Da qualche parte, un giorno, devo aver capito che la frusta dei sensi non schiocca sulla carne viva della mia coscienza ma vi rimbalza docile e indolore.
Nelle solitudini che cerco, resto ad ascoltarmi, mi apposto a origliare, ma le frasi da romanziere che ascolto sono improbabili mugolii, singulti o incomprensibili farfugli costantemente interrotti da un ordinato ossario di pericolosi silenzi.
Ho una bocca arsa dall’acre fumo di toscano e una lingua affetta da altri idiomi. Una lingua straniera irriducibile a scrittura da romanzo, da cui non ricaverebbe nulla né il poeta né il facitore di storie.
L’ho affilata al verbo della filosofia e l’ho dotata di un lessico con cui, tuttavia, non riesco a comunicare neppure con le persone che ogni giorno, involontariamente, subiscono l’accidia delle mie parassitarie attività letterarie. Una lingua che non si lascia addomesticare per storie da narrare al fuoco di un camino e non rassicura, addormentandoli, figli nelle culle o nipoti sulle ginocchia della vecchiaia.
Mi rendo conto, il richiamo della scrittura arriva quando arriva, ma il dardo appuntito che ferisce chi ha dimestichezza con questo genere di manie, a me passa di striscio. Sento il suo fischio che fende l’aria prossima alle mie orecchie ma non vi obbedisco come il cane fedele ai comandi del padrone.
Piuttosto lascio che le parole sedimentino, che trasudino quella sanie purulenta con la quale immagino di costruire disgustose opere letterarie o breviari di dissolute tristezze.
Devo aver capito di non essere uno scrittore quando mi sono sorpreso immobile, in attesa di un tempo e di ragioni a venire. Dalle pause ho imparato soltanto a decifrare i suoni dei concetti che con rimbombo circolare rimbalzano nella mia testa, eppure non ho mai avuto fretta di esprimerne i contorni a caratteri alfabetici. Attendo che siano maturi e solo quando ritengo che il frutto sia da cogliere, tendo la mano al ramo.
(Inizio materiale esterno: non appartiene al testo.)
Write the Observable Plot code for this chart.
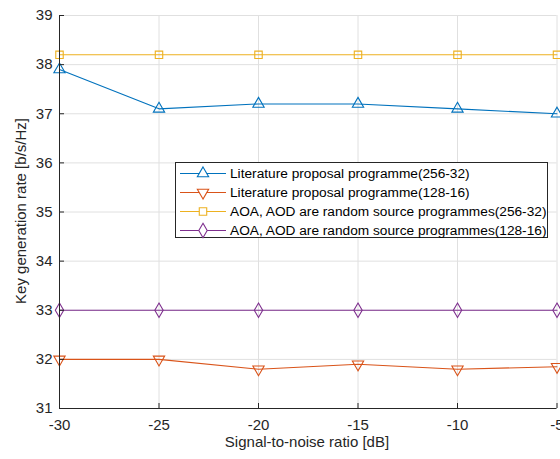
<!DOCTYPE html>
<html><head><meta charset="utf-8">
<script src="https://cdn.jsdelivr.net/npm/d3@7"></script>
<script src="https://cdn.jsdelivr.net/npm/@observablehq/plot@0.6"></script>
<style>
body{margin:0;background:#fff;font-family:"Liberation Sans",Arial,sans-serif;}
#wrap{position:relative;width:560px;height:459px;overflow:hidden;}
#legend{position:absolute;left:175px;top:162px;width:373px;height:76px;border:1px solid #262626;background:#fff;box-sizing:border-box;}
.row{position:absolute;left:0;height:19px;display:flex;align-items:center;font-size:13.7px;color:#000;}
.row svg{margin-left:4px;margin-right:4px;}
</style>
</head><body>
<div id="wrap"><div id="chart"></div><div id="legend"></div></div>
<script>
const snr = [-30, -25, -20, -15, -10, -5];
const litA = [37.9, 37.1, 37.2, 37.2, 37.1, 37.0];
const litB = [32.0, 32.0, 31.8, 31.9, 31.8, 31.85];
const randA = [38.2, 38.2, 38.2, 38.2, 38.2, 38.2];
const randB = [33.0, 33.0, 33.0, 33.0, 33.0, 33.0];
const seriesNames = [
  "Literature proposal programme(256-32)",
  "Literature proposal programme(128-16)",
  "AOA, AOD are random source programmes(256-32)",
  "AOA, AOD are random source programmes(128-16)"
];
const colors = ["#0072BD", "#D95319", "#EDB120", "#7E2F8E"];
const symbols = ["triangle", "triangle", "square", "diamond"];
const rotates = [0, 180, 0, 0];
const radii = [4.2, 4.2, 4.2, 4.4];
const xTicks = [-30, -25, -20, -15, -10, -5];
const yTicks = [31, 32, 33, 34, 35, 36, 37, 38, 39];

const allVals = [litA, litB, randA, randB];
const data = [];
allVals.forEach((vals, i) => vals.forEach((v, j) => data.push({s: i, x: snr[j], y: v})));

const marks = [
  Plot.ruleX(xTicks, {stroke: "#e0e0e0", strokeWidth: 1}),
  Plot.ruleY(yTicks, {stroke: "#e0e0e0", strokeWidth: 1}),
];
for (let i = 0; i < 4; i++) {
  const d = data.filter(e => e.s === i);
  marks.push(Plot.line(d, {x: "x", y: "y", stroke: colors[i], strokeWidth: 1.1}));
  marks.push(Plot.dot(d, {x: "x", y: "y", stroke: colors[i], fill: "none", symbol: symbols[i], rotate: rotates[i], r: radii[i], strokeWidth: 1.1}));
}
marks.push(
  Plot.ruleX([-30], {stroke: "#262626", strokeWidth: 1}),
  Plot.ruleY([31], {stroke: "#262626", strokeWidth: 1}),
  Plot.axisX({ticks: xTicks, tickSize: -5, fontSize: 15, tickPadding: 16, tickFormat: d => `${d}`, label: null, color: "#262626"}),
  Plot.axisY({ticks: yTicks, tickSize: -5, fontSize: 15, tickPadding: 12, tickFormat: d => `${d}`, label: null, color: "#262626"})
);

const chart = Plot.plot({
  width: 560, height: 459,
  marginTop: 15, marginBottom: 51, marginLeft: 59, marginRight: 3.5,
  x: {domain: [-30, -5]},
  y: {domain: [31, 39]},
  style: {fontFamily: "Liberation Sans, Arial, sans-serif", color: "#262626", background: "#fff", overflow: "hidden"},
  marks
});
document.getElementById("chart").appendChild(chart);

const svg = d3.select(chart);
svg.append("text").attr("x", 307).attr("y", 447).attr("text-anchor", "middle")
  .attr("font-size", 15).attr("fill", "#262626").text("Signal-to-noise ratio [dB]");
svg.append("text").attr("transform", "translate(26,211) rotate(-90)").attr("text-anchor", "middle")
  .attr("font-size", 15).attr("fill", "#262626").text("Key generation rate [b/s/Hz]");

const leg = document.getElementById("legend");
seriesNames.forEach((name, i) => {
  const row = document.createElement("div");
  row.className = "row";
  row.style.top = (1 + i * 19) + "px";
  const sym = d3.symbol(i === 2 ? d3.symbolSquare : i === 3 ? d3.symbolDiamond : d3.symbolTriangle, Math.PI * radii[i] * radii[i])();
  row.innerHTML = `<svg width="46" height="19"><line x1="0" x2="46" y1="9.5" y2="9.5" stroke="${colors[i]}" stroke-width="1.1"/><path d="${sym}" transform="translate(23,9.5) rotate(${rotates[i]})" fill="#fff" stroke="${colors[i]}" stroke-width="1.1"/></svg><span>${name}</span>`;
  leg.appendChild(row);
});
</script>
</body></html>
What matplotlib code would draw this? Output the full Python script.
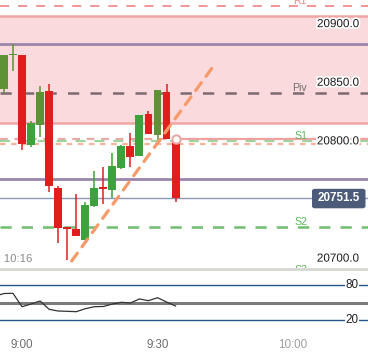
import numpy as np
import matplotlib
matplotlib.use("Agg")
import matplotlib.pyplot as plt
import matplotlib.patheffects as pe
from matplotlib.patches import FancyBboxPatch

plt.rcParams['font.family'] = ['Liberation Sans', 'DejaVu Sans']

# 2-минутные свечи
times = ["8:56", "8:58", "9:00", "9:02", "9:04", "9:06", "9:08", "9:10", "9:12", "9:14",
         "9:16", "9:18", "9:20", "9:22", "9:24", "9:26", "9:28", "9:30", "9:32", "9:34"]
opens = [20845.0, 20873.5, 20873.7, 20797.2, 20814.2, 20843.0, 20760.5, 20727.0, 20725.3, 20715.9,
         20745.3, 20761.3, 20758.8, 20777.6, 20796.1, 20787.8, 20823.4, 20805.7, 20842.2, 20802.3]
highs = [20874.0, 20882.7, 20873.7, 20817.4, 20847.3, 20849.0, 20762.2, 20727.0, 20754.9, 20748.5,
         20774.7, 20778.4, 20790.1, 20797.2, 20807.4, 20822.5, 20826.0, 20843.9, 20849.0, 20802.3]
lows = [20841.6, 20860.3, 20792.7, 20795.5, 20803.8, 20757.1, 20713.6, 20698.8, 20719.3, 20715.9,
        20744.3, 20746.6, 20752.0, 20776.5, 20778.4, 20787.8, 20806.6, 20801.2, 20801.8, 20748.6]
closes = [20873.7, 20874.0, 20798.0, 20815.7, 20842.2, 20761.9, 20726.4, 20725.3, 20719.3, 20745.7,
          20760.5, 20759.6, 20779.0, 20796.1, 20787.0, 20822.5, 20806.6, 20843.9, 20801.8, 20751.5]
# осциллятор (0..100)
osc = [66.0, 66.4, 43.0, 47.7, 53.0, 38.5, 35.5, 35.0, 34.3, 39.5,
       43.0, 43.4, 47.7, 50.7, 49.5, 56.5, 53.5, 58.7, 51.2, 44.2]

# уровни
r1 = 20915.1
piv = 20841.3
s1 = 20800.0
s2 = 20726.6
s3 = 20686.0
zone = [20815.7, 20906.6]
purple_lines = [20882.8, 20768.2]
pink_dash = 20801.9
orange_dash = 20797.7
ray_start = ["9:34", 20802.3]
last_price = 20751.5
trend_t = ["9:11", "9:42.6"]
trend_p = [20698.0, 20865.4]
price_ticks = [20900.0, 20850.0, 20800.0, 20700.0]
time_ticks = ["9:00", "9:30", "10:00"]


def to_min(s):
    h, m = s.split(":")
    return (int(h) - 9) * 60 + float(m)


t = np.array([to_min(s) for s in times])
o, h, l, c = map(np.array, (opens, highs, lows, closes))

olive = [True, True, False, False, True, False, False, False, False, False,
         False, False, False, False, False, False, False, True, False, False]
cols = []
for i in range(len(t)):
    if c[i] >= o[i]:
        cols.append('#5e9234' if olive[i] else '#3da23d')
    else:
        cols.append('#e01e1e')

fig = plt.figure(figsize=(3.68, 3.52), dpi=100)
ax = fig.add_axes([0, 84 / 352, 1, 268 / 352])
ax2 = fig.add_axes([0, 17 / 352, 1, 65 / 352])

xlim = (-4.87, 76.6)
for a in (ax, ax2):
    a.set_xlim(*xlim)
    a.axis('off')
ax.set_ylim(20692.0, 20920.6)
ax2.set_ylim(-6.3, 107.0)

# зона
ax.axhspan(zone[0], zone[1], color='#fadadc', zorder=0, lw=0)
for z in zone:
    ax.axhline(z, color='#f0a4a4', lw=1.8, zorder=1)

ax.axhline(r1, color='#f08c8c', lw=1.3, ls=(0, (5, 5)), zorder=1)
for pl in purple_lines:
    ax.axhline(pl, color='#9a86aa', lw=2, zorder=1)
ax.axhline(piv, color='#7e6a70', lw=1.8, ls=(0, (4.5, 4.5)), zorder=1)
ax.axhline(pink_dash, color='#eaa8a8', lw=1.6, ls=(0, (3.5, 3)), zorder=1)
ax.axhline(s1, color='#9fd49f', lw=1.6, ls=(0, (4.5, 4)), zorder=1)
ax.axhline(orange_dash, color='#f6b49a', lw=1.6, ls=(0, (2.5, 2.5)), zorder=1)
ax.axhline(s2, color='#6fbf6f', lw=1.8, ls=(0, (4.5, 4)), zorder=1)
ax.axhline(last_price, color='#8e98b2', lw=1, zorder=1)

rs = to_min(ray_start[0])
ax.plot([rs, xlim[1]], [ray_start[1], ray_start[1]], color='#f0a0a0', lw=1.5, zorder=1)

# свечи
w = 1.75
ax.vlines(t, l, h, colors=cols, lw=1.1, zorder=3)
body_lo = np.minimum(o, c)
body_h = np.maximum(np.abs(c - o), 0.9)
ax.bar(t, body_h, w, bottom=body_lo, color=cols, zorder=4, lw=0)

# трендовая линия
ax.plot([to_min(s) for s in trend_t], trend_p, color='#f69a6a', lw=2.3,
        ls=(0, (3, 2.5)), zorder=5, solid_capstyle='round', dash_capstyle='round')
ax.plot(rs, ray_start[1], 'o', ms=6, mfc='white', mec='#e8a8a8', mew=1.5, zorder=6)

halo = [pe.withStroke(linewidth=2.5, foreground='white')]
tr = ax.get_yaxis_transform()
for p in price_ticks:
    ax.text(359 / 368, p, f"{p:.1f}", transform=tr, ha='right', va='center',
            fontsize=8.4, color='#1a1a1a', path_effects=halo, zorder=7)

lab = [("R1", r1, '#f08c8c'), ("Piv", piv, '#707070'), ("S1", s1, '#5cb85c'),
       ("S2", s2, '#5cb85c'), ("S3", s3, '#5cb85c')]
for name, p, col in lab:
    ax.text(307 / 368, p, name, transform=tr, ha='right', va='bottom',
            fontsize=7.6, color=col, zorder=7, clip_on=True)

ax.text(338.7 / 368, last_price, f"{last_price:.1f}", transform=tr, ha='center', va='center',
        fontsize=8.4, color='white', fontweight='bold', zorder=9)
box = FancyBboxPatch((312 / 368, 0), 53.5 / 368, 19.5 / 268, transform=ax.transAxes,
                     boxstyle='round,pad=0,rounding_size=0.008', fc='#4b5b79', ec='none', zorder=8)
box.set_y((268 - 208.3) / 268)
ax.add_patch(box)

fig.text(32 / 368, 1 - 258.5 / 352, "25 10:16", ha='right', va='center', fontsize=8.1, color='#8a8a8a')
fig.add_artist(plt.Line2D([0, 1], [1 - 268.5 / 352] * 2, color='#d6d6d2', lw=2))

# нижняя панель
ax2.axhline(80, color='#2b5688', lw=1, zorder=1)
ax2.axhline(20, color='#2b5688', lw=1, zorder=1)
ax2.axhline(50, color='#7a7a7a', lw=2.2, zorder=1)
ax2.plot(np.concatenate([[xlim[0]], t]), [osc[0] - 2] + osc, color='#333333', lw=0.9, zorder=2)
tr2 = ax2.get_yaxis_transform()
for v in (80, 20):
    ax2.text(352 / 368, v, str(v), transform=tr2, ha='center', va='center', fontsize=8.4,
             color='#222222', bbox=dict(fc='white', ec='none', pad=0.6), zorder=3)

for s in time_ticks:
    m = to_min(s)
    xf = (m - xlim[0]) / (xlim[1] - xlim[0])
    fig.text(xf, 1 - 345 / 352, s, ha='center', va='center', fontsize=8.4,
             color='#a0a0a0' if m > 40 else '#6e6e6e')

fig.savefig("out.png", dpi=100)
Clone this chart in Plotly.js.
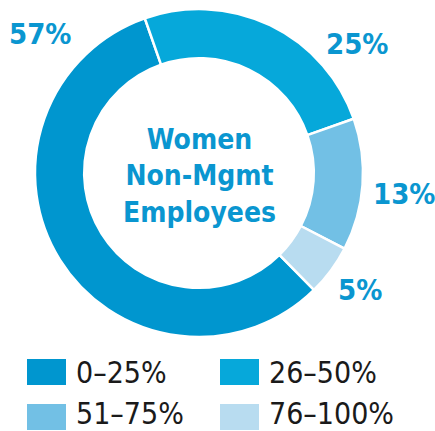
<!DOCTYPE html>
<html>
<head>
<meta charset="utf-8">
<script src="https://cdn.plot.ly/plotly-3.0.1.min.js"></script>
<style>
  html, body { margin: 0; padding: 0; background: #ffffff; }
  #chart { width: 435px; height: 431px; }
</style>
</head>
<body>
<div id="chart"></div>
<script>
// ---- data ----
const categories = ["0–25%", "26–50%", "51–75%", "76–100%"];
const values = [57, 25, 13, 5];
const centerTitle = ["Women", "Non-Mgmt", "Employees"];

// ---- styles ----
const colors = ["#0096cf", "#06a8da", "#72c0e5", "#b8dcf0"];
const labelColor = "#0a96d0";
const FONT = '"DejaVu Sans Condensed", "Liberation Sans Narrow", Arial, sans-serif';

const W = 435, H = 431;
const px = x => x / W;
const py = y => 1 - y / H;

// outside percentage label positions (pixel centres)
const labelPos = [[40, 34], [357, 44], [404, 194], [360, 290]];
// legend layout (pixel)
const legCols = [27, 220];
const legSwatchRows = [372, 417];
const legTextRows = [372, 413];
const swW = 39, swH = 26;

const trace = {
  type: "pie",
  labels: categories,
  values: values,
  sort: false,
  direction: "clockwise",
  rotation: 135.5,
  hole: 0.70,
  marker: { colors: colors, line: { color: "#ffffff", width: 2.5 } },
  textinfo: "none",
  hoverinfo: "label+percent",
  showlegend: false,
  domain: { x: [px(35), px(363)], y: [py(337), py(9)] }
};

const annotations = [];
const shapes = [];

// center title
annotations.push({
  xref: "paper", yref: "paper", x: px(199), y: py(176),
  text: centerTitle.map(s => "<b>" + s + "</b>").join("<br>"),
  showarrow: false, xanchor: "center", yanchor: "middle",
  font: { family: FONT, size: 28, color: labelColor },
  align: "center"
});

// value labels
values.forEach((v, i) => {
  annotations.push({
    xref: "paper", yref: "paper", x: px(labelPos[i][0]), y: py(labelPos[i][1]),
    text: "<b>" + v + "%</b>", showarrow: false,
    xanchor: "center", yanchor: "middle",
    font: { family: FONT, size: 29, color: labelColor }
  });
});

// legend
categories.forEach((c, i) => {
  const col = i % 2, row = Math.floor(i / 2);
  const x0 = legCols[col];
  const ys = legSwatchRows[row], yt = legTextRows[row];
  shapes.push({
    type: "rect", xref: "paper", yref: "paper",
    x0: px(x0), x1: px(x0 + swW), y0: py(ys + swH / 2), y1: py(ys - swH / 2),
    fillcolor: colors[i], line: { width: 0 }
  });
  annotations.push({
    xref: "paper", yref: "paper", x: px(x0 + swW + 9), y: py(yt),
    text: c, showarrow: false, xanchor: "left", yanchor: "middle",
    borderpad: 0,
    font: { family: FONT, size: 30, color: "#1a1a1a" }
  });
});

const layout = {
  width: W, height: H,
  margin: { l: 0, r: 0, t: 0, b: 0 },
  paper_bgcolor: "#ffffff",
  plot_bgcolor: "#ffffff",
  annotations: annotations,
  shapes: shapes,
  showlegend: false
};

Plotly.newPlot("chart", [trace], layout, { displayModeBar: false, staticPlot: true });
</script>
</body>
</html>
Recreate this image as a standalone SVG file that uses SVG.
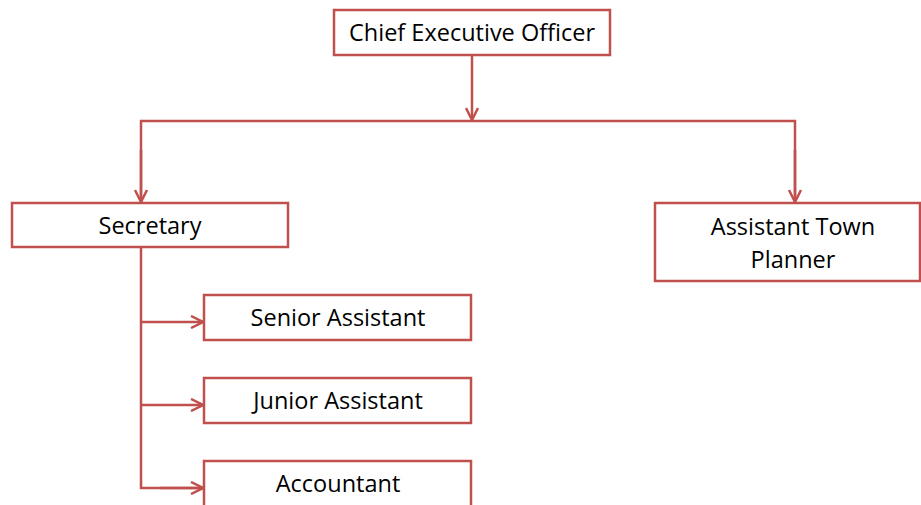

So anche che aspettare oltre un certo tempo significa consegnarli all’oblio perenne, ma cosa me ne importa. Quei pensieri che se ne vanno senza alcun riguardo, non meritano d’essere ricordati.
Che miseria la scrittura. Segnare, appuntare, descrivere, registrare soltanto per succhiare un po’ d’esistenza ad una vita insignificante che arriva con quel chiasso della maleducazione e va via quando le pare.
Nessun profeta sentì mai la necessità di urlare a lettere scritte le proprie visioni o gli anatemi. Chi lo fece, scrisse solo sotto dettatura e ne attribuì la responsabilità a qualche dio.
Perché è così: mentre gli dei si manifestano a parole, soltanto gli uomini scrivono. Forse è anche per questo motivo che da qualche parte, un giorno, ho capito che non sarei mai diventato uno scrittore, ma nemmeno avrei avuto un dio di cui trascrivere il fiato per diventarne il nunzio o il suo osannato profeta.